Vulnerable to Attacks

If you didn’t know… Clouds get hacked all the time. Regular people do, too. But more people target cloud servers because they have a lot of data on them. Even if you fully can trust the cloud provider 100%, you’re still adding a new layer of vulnerability and a new point of failure. It’s honestly not worth the risk to me.

Be Careful Who You Trust

I do marketing. I don’t want to say I have trust issues, but I’m skeptical of the people I do business with, obviously. Not paranoid skeptical, but a healthy amount to ask “why are you asking for my SSN” or something whenever someone asks. Or “why do I have to create an account for this?”.

But let’s go back to me doing marketing… Do you know how many people have just given me their social media account information? And I’m not even talking about their own social medias. I’ve been hired by agencies before and they handed me social media logins of their clients. It’s actually ridiculous. It was hard times, I was just looking to make some money on Fiverr, and what do you know, I logged into strangers social medias.

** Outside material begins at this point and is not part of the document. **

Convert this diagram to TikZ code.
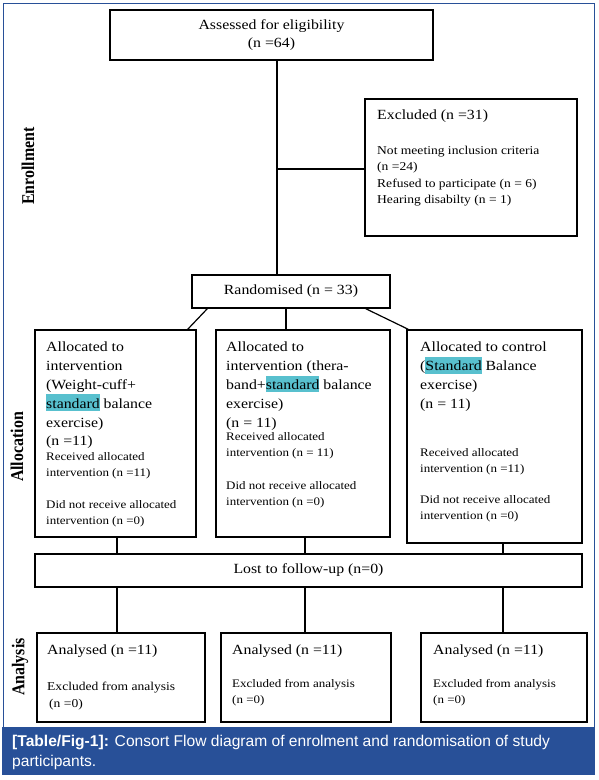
\documentclass[tikz,border=0pt]{standalone}
\usepackage{fontspec}
\setmainfont{Liberation Serif}[FakeStretch=1.13]
\newfontfamily\labfont{Liberation Serif}[FakeStretch=0.885]
\newfontfamily\capfont{Liberation Sans}
\definecolor{frameblue}{RGB}{40,80,152}
\definecolor{hl}{RGB}{88,192,206}
\newcommand\hlw[1]{{\setlength\fboxsep{0pt}\colorbox{hl}{\rule[-0.2em]{0pt}{1.2em}#1}}}
\tikzset{
  box/.style={draw, line width=1.3pt, inner sep=0pt, align=center},
  conn/.style={line width=1.2pt},
  big/.style={inner sep=0pt, anchor=north west, align=left, font=\fontsize{14}{18.8}\selectfont},
  small/.style={inner sep=0pt, anchor=north west, align=left, font=\fontsize{11.5}{16}\selectfont},
  smaller/.style={inner sep=0pt, anchor=north west, align=left, font=\fontsize{12}{16.3}\selectfont},
  phase/.style={rotate=90, inner sep=0pt, font=\labfont\fontsize{18}{18}\selectfont\bfseries},
  frame/.style={draw=frameblue, line width=1pt}
}
\begin{document}
\begin{tikzpicture}[x=1pt,y=-1pt]
\useasboundingbox (0,0) rectangle (598,780);
\fill[white] (0,0) rectangle (598,780);
% frame and caption band
\draw[frame] (3,728) -- (3,3) -- (594,3) -- (594,728);
\fill[frameblue] (2,727) rectangle (595,775);
\node[inner sep=0pt, anchor=north west, align=left, text=white,
      font=\capfont\fontsize{15.6}{20}\selectfont] (cap) at (12,735)
  {\textbf{[Table/Fig-1]:} Consort Flow diagram of enrolment and randomisation of study\\participants.};

% phase labels
\node[phase] (enr) at (28,166) {Enrollment};
\node[phase] (alc) at (17,447) {Allocation};
\node[phase] (ana) at (20,667) {Analysis};

% boxes
\node[box, minimum width=323, minimum height=50, font=\fontsize{14}{18}\selectfont] (assess) at (271.5,35) {Assessed for eligibility\\(n =64)};
\node[box, minimum width=212, minimum height=137] (excl) at (471,167.5) {};
\node[box, minimum width=198, minimum height=33, font=\fontsize{14}{18}\selectfont] (rand) at (291,291.5) {Randomised (n = 33)};
\node[box, minimum width=161, minimum height=207] (a1) at (115.5,433.5) {};
\node[box, minimum width=174, minimum height=207] (a2) at (303,433.5) {};
\node[box, minimum width=175, minimum height=213] (a3) at (494.5,436.5) {};
\node[box, minimum width=547, minimum height=33, font=\fontsize{14}{18}\selectfont] (lost) at (308.5,570.5) {Lost to follow-up (n=0)};
\node[box, minimum width=168, minimum height=89] (b1) at (121,677.5) {};
\node[box, minimum width=170, minimum height=89] (b2) at (306,677.5) {};
\node[box, minimum width=166, minimum height=89] (b3) at (504,677.5) {};

% texts
\node[big] (exclt) at (377,110) {Excluded (n =31)};
\node[smaller] (excls) at (377,146) {Not meeting inclusion criteria\\(n =24)\\Refused to participate (n = 6)\\Hearing disabilty (n = 1)};

\node[big] (a1t) at (46,342) {Allocated to\\intervention\\(Weight-cuff+\\\hlw{standard} balance\\exercise)\\(n =11)};
\node[small] (a1r) at (46,452) {Received allocated\\intervention (n =11)};
\node[small] (a1d) at (46,500) {Did not receive allocated\\intervention (n =0)};

\node[big] (a2t) at (226,342) {Allocated to\\intervention (thera-\\band+\hlw{standard} balance\\exercise)\\(n = 11)};
\node[small] (a2r) at (226,432) {Received allocated\\intervention (n = 11)};
\node[small] (a2d) at (226,481) {Did not receive allocated\\intervention (n =0)};

\node[big] (a3t) at (420,342) {Allocated to control\\(\hlw{Standard} Balance\\exercise)\\(n = 11)};
\node[small] (a3r) at (420,448) {Received allocated\\intervention (n =11)};
\node[small] (a3d) at (420,495) {Did not receive allocated\\intervention (n =0)};

\node[big] (b1t) at (47,645) {Analysed (n =11)};
\node[smaller, font=\fontsize{12}{17}\selectfont] (b1s) at (47,682) {Excluded from analysis\\\hspace{2pt}(n =0)};
\node[big] (b2t) at (232,645) {Analysed (n =11)};
\node[smaller, font=\fontsize{11.5}{16}\selectfont] (b2s) at (232,679) {Excluded from analysis\\(n =0)};
\node[big] (b3t) at (433,645) {Analysed (n =11)};
\node[smaller, font=\fontsize{11.5}{16}\selectfont] (b3s) at (433,679) {Excluded from analysis\\(n =0)};

% connector helper coordinates
\coordinate (spine) at (277,0);
\coordinate (mid) at (286,0);
\coordinate (c1) at (117,0);
\coordinate (c2) at (305,0);
\coordinate (c3) at (503,0);

% connectors
\draw[conn] (assess.south -| spine) -- (rand.north -| spine);
\draw[conn] (excl.west |- 0,169) -- (spine |- 0,169);
\draw[conn] ([xshift=16pt]rand.south west) -- ([xshift=-9pt]a1.north east);
\draw[conn] (rand.south -| mid) -- (a2.north -| mid);
\draw[conn] ([xshift=-25pt]rand.south east) -- ([xshift=2pt]a3.north west);
\draw[conn] (a1.south -| c1) -- (lost.north -| c1);
\draw[conn] (a2.south -| c2) -- (lost.north -| c2);
\draw[conn] (a3.south -| c3) -- (lost.north -| c3);
\draw[conn] (lost.south -| c1) -- (b1.north -| c1);
\draw[conn] (lost.south -| c2) -- (b2.north -| c2);
\draw[conn] (lost.south -| c3) -- (b3.north -| c3);
\end{tikzpicture}
\end{document}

But I always made sure that their social medias were safe and secure. I used new phones whenever they specifically wanted a phone, and I wiped their data off the second that the project was finished.

Conclusion

The security in B2B interactions always seems to be there until the marketing department is reached… Then it’s the wild west. I don’t think that’s a good thing and I want to give you the tools that you need to protect yourself and also save your money.